▸ What to work on: Show only lines that include "chart".

- - - - -

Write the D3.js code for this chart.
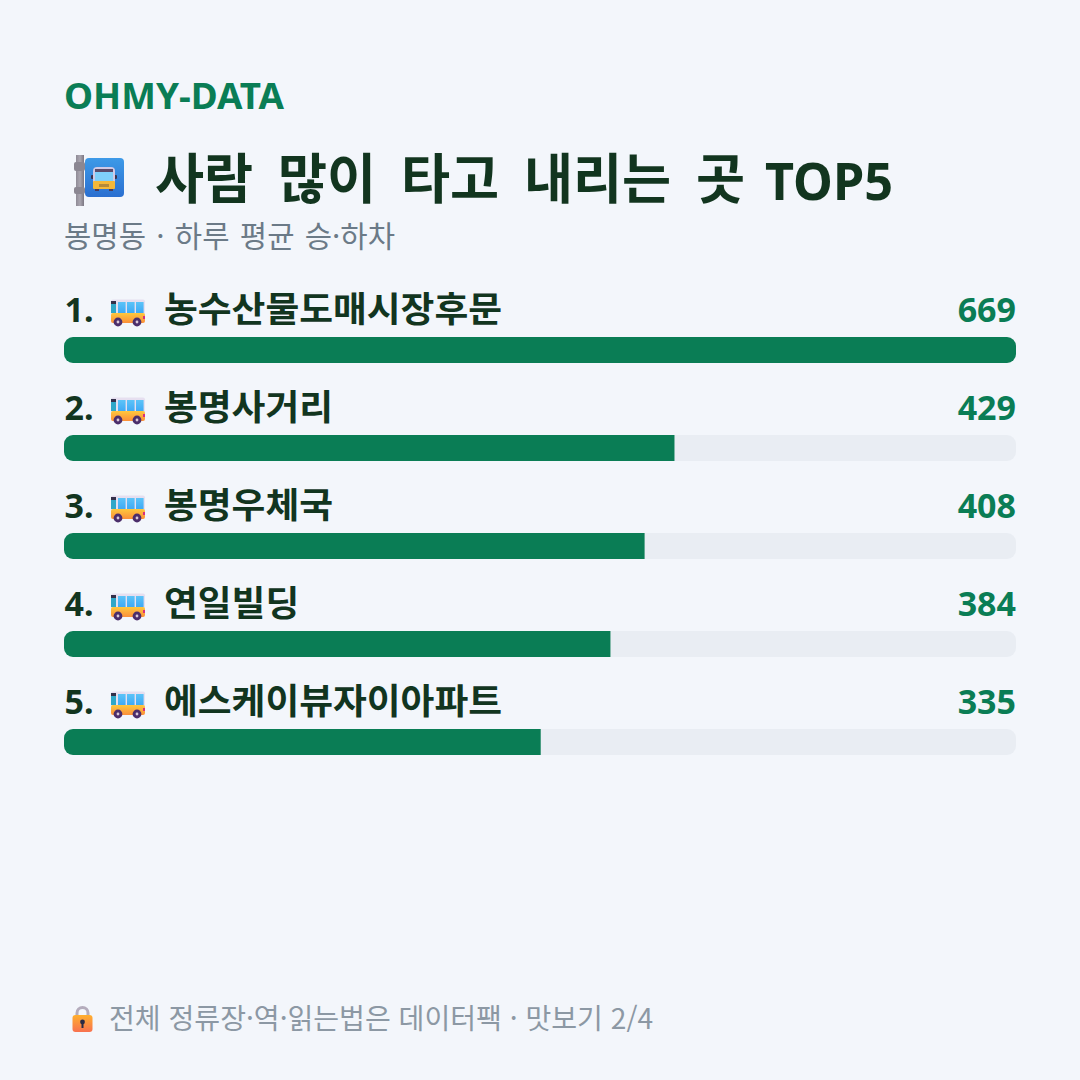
<!DOCTYPE html>
<html lang="ko">
<head>
<meta charset="utf-8">
<script src="https://cdn.jsdelivr.net/npm/d3@7"></script>
<style>
html,body{margin:0;padding:0;background:#f3f6fb;}
svg{display:block;}
text{font-family:"Noto Sans CJK KR","Noto Sans",sans-serif;}
.latin{font-family:"Noto Sans",sans-serif;}
</style>
</head>
<body>
<svg id="chart" width="1080" height="1080"></svg>
<script>
// Busiest stops in the neighbourhood, average daily boardings and alightings
const ranks = [1, 2, 3, 4, 5];
const stops = ["농수산물도매시장후문", "봉명사거리", "봉명우체국", "연일빌딩", "에스케이뷰자이아파트"];
const riders = [669, 429, 408, 384, 335];
const brandText = "OHMY-DATA";
const titleText = "사람 많이 타고 내리는 곳";
const titleTail = "TOP5";
const subtitleText = "봉명동 · 하루 평균 승·하차";
const footerText = "전체 정류장·역·읽는법은 데이터팩 · 맛보기 2/4";

const green = "#0a7d55", dark = "#12351f", track = "#e9edf3";
const svg = d3.select("#chart");

// Places a line of text and fits it to a set advance width
function label(parent, str, x, y, size, weight, fill, width, cls) {
  const t = parent.append("text").text(str)
    .attr("x", x).attr("y", y).attr("fill", fill)
    .attr("font-size", size).attr("font-weight", weight);
  if (width) t.attr("textLength", width).attr("lengthAdjust", "spacingAndGlyphs");
  if (cls) t.attr("class", cls);
  return t;
}

const defs = svg.append("defs");
function grad(id, stops, x2 = 0, y2 = 1) {
  const g = defs.append("linearGradient").attr("id", id)
    .attr("x1", 0).attr("y1", 0).attr("x2", x2).attr("y2", y2);
  stops.forEach(([o, c]) => g.append("stop").attr("offset", o).attr("stop-color", c));
}
grad("signBlue", [[0, "#3d9ae8"], [1, "#2a6fd0"]]);
grad("pole", [[0, "#8f8b96"], [0.5, "#aaa6b0"], [1, "#7b7782"]], 1, 0);
grad("busBody", [[0, "#ffc83d"], [1, "#fb8f3a"]]);
grad("busGlass", [[0, "#5cc4f8"], [1, "#3fa9f5"]]);
grad("lockBody", [[0, "#ffb02e"], [1, "#f8714f"]]);

// Track outline: fills are clipped to it, so only the left end of a fill looks rounded
defs.append("clipPath").attr("id", "trackClip")
  .append("rect").attr("width", 952).attr("height", 26).attr("rx", 9);

svg.append("rect").attr("width", 1080).attr("height", 1080).attr("fill", "#f3f6fb");

label(svg, brandText, 64, 109, 36.5, 700, green, 220, "latin");

// Bus-stop sign beside the headline
const sign = svg.append("g").attr("transform", "translate(74,155)");
sign.append("rect").attr("x", 2).attr("width", 8).attr("height", 51).attr("fill", "url(#pole)");
sign.append("rect").attr("y", 7).attr("width", 11).attr("height", 9).attr("rx", 2).attr("fill", "#8b8792");
sign.append("rect").attr("y", 32).attr("width", 11).attr("height", 7).attr("rx", 2).attr("fill", "#8b8792");
sign.append("rect").attr("x", 11).attr("y", 3).attr("width", 39).attr("height", 39).attr("rx", 4).attr("fill", "url(#signBlue)");
sign.append("rect").attr("x", 17).attr("y", 20).attr("width", 26).attr("height", 4).attr("rx", 1).attr("fill", "#3a3350");
sign.append("rect").attr("x", 19).attr("y", 12).attr("width", 22).attr("height", 22).attr("rx", 4).attr("fill", "#cfc9e6");
sign.append("rect").attr("x", 21).attr("y", 14).attr("width", 18).attr("height", 3).attr("fill", "#5a4a6a");
sign.append("rect").attr("x", 21).attr("y", 17).attr("width", 18).attr("height", 9).attr("fill", "#7fd0fa");
sign.append("rect").attr("x", 19).attr("y", 26).attr("width", 22).attr("height", 8).attr("rx", 1).attr("fill", "#f4b83a");
sign.append("rect").attr("x", 25).attr("y", 29).attr("width", 10).attr("height", 3).attr("fill", "#b58a3a");
sign.append("rect").attr("x", 21).attr("y", 34).attr("width", 4).attr("height", 2).attr("fill", "#4a3a5a");
sign.append("rect").attr("x", 35).attr("y", 34).attr("width", 4).attr("height", 2).attr("fill", "#4a3a5a");

label(svg, titleText, 155, 199, 54, 700, dark, 590).style("word-spacing", "10px");
label(svg, titleTail, 765, 200, 52, 700, dark, 128, "latin");

label(svg, subtitleText, 64, 247, 29.5, 400, "#6b7a87", 331).style("word-spacing", "2px");

// Horizontal bars share one value scale spanning the full track
const x = d3.scaleLinear().domain([0, d3.max(riders)]).range([0, 952]);
const rowY = d3.scaleBand().domain(ranks).range([337, 337 + 98 * 5]);

const rows = svg.selectAll("g.row").data(ranks).join("g")
  .attr("class", "row")
  .attr("transform", d => `translate(64,${rowY(d)})`);

rows.append("rect").attr("width", 952).attr("height", 26).attr("rx", 9).attr("fill", track);
rows.append("rect").attr("width", (d, i) => x(riders[i])).attr("height", 26)
  .attr("clip-path", "url(#trackClip)").attr("fill", green);

rows.append("text").text(d => d + ".").attr("class", "latin")
  .attr("x", 0.5).attr("y", -15).attr("fill", dark)
  .attr("font-size", 34).attr("font-weight", 700);

rows.append("text").text((d, i) => stops[i])
  .attr("x", 100).attr("y", -15).attr("fill", dark)
  .attr("font-size", 35).attr("font-weight", 700)
  .attr("textLength", (d, i) => stops[i].length * 33.8).attr("lengthAdjust", "spacingAndGlyphs");

rows.append("text").text((d, i) => riders[i]).attr("class", "latin")
  .attr("x", 952).attr("y", -15).attr("text-anchor", "end").attr("fill", green)
  .attr("font-size", 34).attr("font-weight", 700);

// Small bus pictogram in every row
const bus = rows.append("g").attr("transform", "translate(46,-38)");
bus.append("rect").attr("x", 1).attr("y", 0.5).attr("width", 34).attr("height", 16).attr("rx", 2).attr("fill", "#e6dff0");
bus.append("rect").attr("x", 1).attr("y", 14).attr("width", 34).attr("height", 10).attr("rx", 2).attr("fill", "url(#busBody)");
[8, 17, 26].forEach(wx => {
  bus.append("rect").attr("x", wx).attr("y", 3).attr("width", 7.6).attr("height", 11).attr("fill", "url(#busGlass)");
});
bus.append("rect").attr("x", 1).attr("y", 2).attr("width", 5).attr("height", 3).attr("fill", "#33304a");
bus.append("rect").attr("x", 1).attr("y", 5).attr("width", 5).attr("height", 9).attr("fill", "#2fa7c8");
bus.append("rect").attr("x", 33).attr("y", 17).attr("width", 2).attr("height", 3).attr("fill", "#d8307a");
[8, 27].forEach(cx => {
  bus.append("circle").attr("cx", cx).attr("cy", 23).attr("r", 4.4).attr("fill", "#4b2e6b");
  bus.append("circle").attr("cx", cx).attr("cy", 23).attr("r", 1.4).attr("fill", "#d9c8d8");
});

// Padlock ahead of the footer note
const lock = svg.append("g").attr("transform", "translate(72,1006)");
lock.append("path").attr("d", "M5 10V7a5.5 5.5 0 0 1 11 0v3").attr("fill", "none").attr("stroke", "#b4acbc").attr("stroke-width", 3);
lock.append("rect").attr("x", 0.5).attr("y", 9).attr("width", 20).attr("height", 17).attr("rx", 3).attr("fill", "url(#lockBody)");
lock.append("circle").attr("cx", 10.5).attr("cy", 16).attr("r", 2.4).attr("fill", "#2b2a45");
lock.append("rect").attr("x", 9.5).attr("y", 16).attr("width", 2).attr("height", 6).attr("fill", "#2b2a45");

label(svg, footerText, 109, 1029, 28, 400, "#8c98a4", 544);
</script>
</body>
</html>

- - - - -

▸ Full output:
Write the D3.js code for this chart.
<svg id="chart" width="1080" height="1080"></svg>
const svg = d3.select("#chart");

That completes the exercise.